Rest On Your Laureates

April 5, 2013

April is National Poetry Month. A lot of people ask why poetry needs its own month for special recognition. Why isn’t there a National Painting Month, or a National Music Month? The answer is simple: painters and musicians can make a living painting or performing, but poetry barely pays enough for a cup of coffee at a dingy truck stop. Poets have to take a second job doing something like teaching, and usually a third job pouring coffee at dingy truck stops, just to make ends meet. The only exception to this rule is Russia, where being a poet is so highly revered a profession you can be sent to Siberia for confusing a metaphor and a simile. This wasn’t always the case, though. There was a time when poets could make a reasonably decent living, usually by selling their books, something unheard of today. A few lucky poets in Britain and the United States, though, manage to score the position of Poet Laureate. It’s a term that derives from ancient Greece when poets would sometimes be crowned with laurel wreaths, since the only art the Greeks revered more highly than poetry was topiary.

Although it wasn’t always formally recognized the position of Poet Laureate has a long history in Britain, where one the first poets to unofficially hold the post was Ben Johnson. He received a large barrel of Canary wine, and even though that’s only about a week’s supply of wine for most poets he got by for another month eating the canaries. Britain’s first official Poet Laureate, though, as established by Parliament, was John Dryden, whose responsibilities included writing verse for significant royal occasions. He was fired from the job for refusing to take an oath of allegiance to William III, and also for being unable to explain the difference between a synecdoche and metonymy. In addition to the barrel of wine Poets Laureate were also paid £200, which, adjusted for inflation, made Thomas Shadwell the 17th century equivalent of J.K. Rowling. Some also supplemented the income by dabbling in other things, like William Whitehead who discovered the difference between a cape and a cloak. And Britain still has the position of official Poet Laureate. It now pays a little more than £5,000, although due to austerity cuts the traditional barrel of wine has been replaced with a six-pack of Bass ale. The most notable thing about the position now is that the Poet Laureate is the only person in Britain who’s paid to not write about the royal family. The United States also has a Poet Laureate, appointed annually by the Librarian of the United States Congress, even though most librarians spend their time cataloging poetry rather than reading it. Originally the position was Poetry Consultant To The Library Of Congress, and mostly consisted of hanging around the library hoping no one would come in and ask what the difference is between a synecdoche and metonymy. The title was changed to Poet Laureate in 1986, and now pays a salary of $35,000, which, among poets, makes the U.S. Poet Laureate the financial equivalent of Bill Gates. While the position almost always goes to a poet who is highly regarded enough that most people will, when told the poet’s name, say, “Sounds familiar” there have been some very famous poets who never held the position. Here are some examples:

-Before there was a U.S. Poet Laureate Walt Whitman was considered for the position by Abraham Lincoln, until someone pointed out that it was “a British thing”, causing Lincoln to declare “this country needs a Poet Laureate like I need a hole in the head.”

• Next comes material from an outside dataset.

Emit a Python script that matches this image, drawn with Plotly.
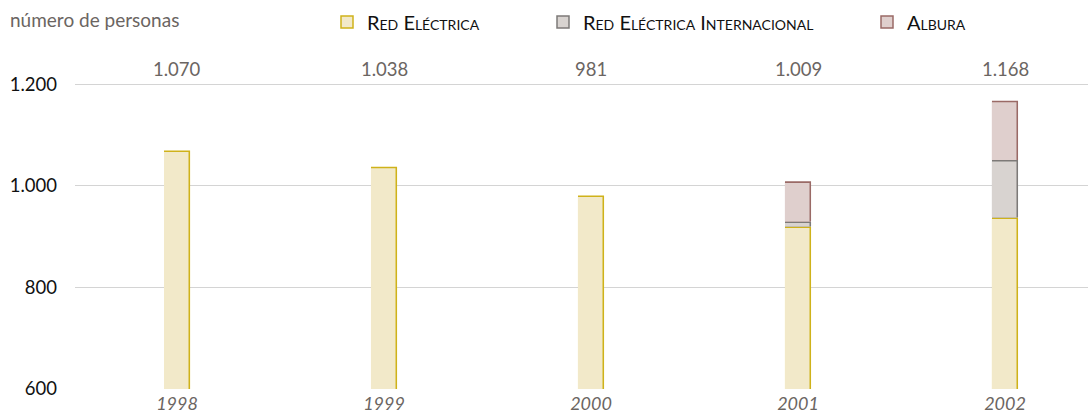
import plotly.graph_objects as go

years = ["1998", "1999", "2000", "2001", "2002"]
red_electrica = [1070, 1038, 981, 920, 938]
rei = [0, 0, 0, 10, 113]
albura = [0, 0, 0, 79, 117]
series_names = ["Red Eléctrica", "Red Eléctrica Internacional", "Albura"]

fills = ["#f2e9c9", "#d8d3d0", "#dfcfcd"]
edges = ["#cfb21a", "#7d7a78", "#9a6a66"]

W = 0.126      # bar width (category units)
EPS_X = 0.0075 # right edge thickness
EPS_Y = 3.0    # top edge thickness (value units)

x_idx = list(range(len(years)))
totals = [a + b + c for a, b, c in zip(red_electrica, rei, albura)]

fig = go.Figure()
legends = ["legend", "legend2", "legend3"]
stack_base = [0] * len(years)
for k, vals in enumerate([red_electrica, rei, albura]):
    xs, bs, hs = [], [], []
    for i, v in enumerate(vals):
        if v <= 0:
            continue
        b = 600 if k == 0 else stack_base[i]
        top = stack_base[i] + v
        xs.append(x_idx[i]); bs.append(b); hs.append(top - b)
    for i, v in enumerate(vals):
        stack_base[i] += v
    # edge (drawn first)
    fig.add_trace(go.Bar(x=xs, y=hs, base=bs, width=W, offset=-W / 2,
                         marker=dict(color=edges[k], line=dict(width=0)),
                         showlegend=False, hoverinfo="skip"))
    # fill
    fig.add_trace(go.Bar(x=xs, y=[h - EPS_Y for h in hs], base=bs, width=W - EPS_X,
                         offset=-W / 2, marker=dict(color=fills[k], line=dict(width=0)),
                         showlegend=False, hoverinfo="skip"))
    # legend entry
    fig.add_trace(go.Bar(x=[None], y=[None], name=series_names[k],
                         marker=dict(color=fills[k], line=dict(color=edges[k], width=1.5)),
                         legend=legends[k], showlegend=True))

for i, t in enumerate(totals):
    fig.add_annotation(x=x_idx[i], y=1231, text=f"{t:,}".replace(",", "."),
                       showarrow=False, xanchor="center", yanchor="middle",
                       font=dict(size=18.5, color="#6b6562"))

leg_common = dict(orientation="h", xref="container", yref="container", yanchor="middle",
                  xanchor="left", bgcolor="rgba(0,0,0,0)",
                  font=dict(size=20, color="#111111", variant="small-caps"))
fig.update_layout(
    title=dict(text="número de personas", xref="container", yref="container",
               x=10 / 1088, y=1 - 20 / 419, xanchor="left", yanchor="middle",
               font=dict(size=19, color="#6b6562")),
    legend=dict(x=327 / 1088, y=1 - 22 / 419, **leg_common),
    legend2=dict(x=543 / 1088, y=1 - 22 / 419, **leg_common),
    legend3=dict(x=867 / 1088, y=1 - 22 / 419, **leg_common),
)

fig.update_layout(
    width=1088, height=419,
    margin=dict(l=75, r=0, t=59, b=30),
    barmode="overlay",
    separators=",.",
    plot_bgcolor="white", paper_bgcolor="white",
    font=dict(family="Lato, Open Sans, sans-serif"),
    xaxis=dict(range=[-0.493, 4.401], tickmode="array", tickvals=x_idx, ticktext=years,
               showgrid=False, zeroline=False, showline=False, ticks="",
               ticklabelstandoff=2,
               tickfont=dict(size=18, color="#6b6562", style="italic")),
    yaxis=dict(range=[600, 1250], tickvals=[600, 800, 1000, 1200], tickformat=",d",
               showgrid=True, gridcolor="#d4d4d4", gridwidth=1, zeroline=False,
               showline=False, ticks="", ticklabelstandoff=17,
               tickfont=dict(size=18.5, color="#111111")),
)

fig.write_html("out.html", config={"displayModeBar": False},
               post_script="document.body.style.margin='0';")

-Emily Dickinson almost became the first U.S. Poet Laureate, but wouldn’t come down from her room for an interview.

-Robert Frost was almost offered the position of U.S. Poet Laureate, but the committee sent to tell him kept going down the wrong path.

-W.H. Auden was suggested as a British Poet Laureate but since he’d moved to Switzerland he remained neutral.

-Hart Crane had ambitions to be the first U.S.-born British Poet Laureate but failed in his attempt to swim from New York to Liverpool.

-T.S. Eliot was offered the opportunity to become both the U.S. and British Poet Laureate. The selection process ultimately got bogged down in questions of whether a recording of him reading “The Wasteland” could be used as an alternative soundtrack for “The Wizard of Oz”.

-The position in Britain was offered to Dylan Thomas then withdrawn it after it was determined that he’d in fact plagiarized “Through the teeth, over the gums,/Look out stomach, here it comes!” from Swinburne.

-John Ashbery was suggested as U.S. Poet Laureate, but the Librarian of the United States Congress refused, saying, “I don’t read The New Yorker.”

-W.B. Yeats was considered for Britain’s Poet Laureate until thorough genealogical research uncovered the shocking discovery that he was, in fact, Irish.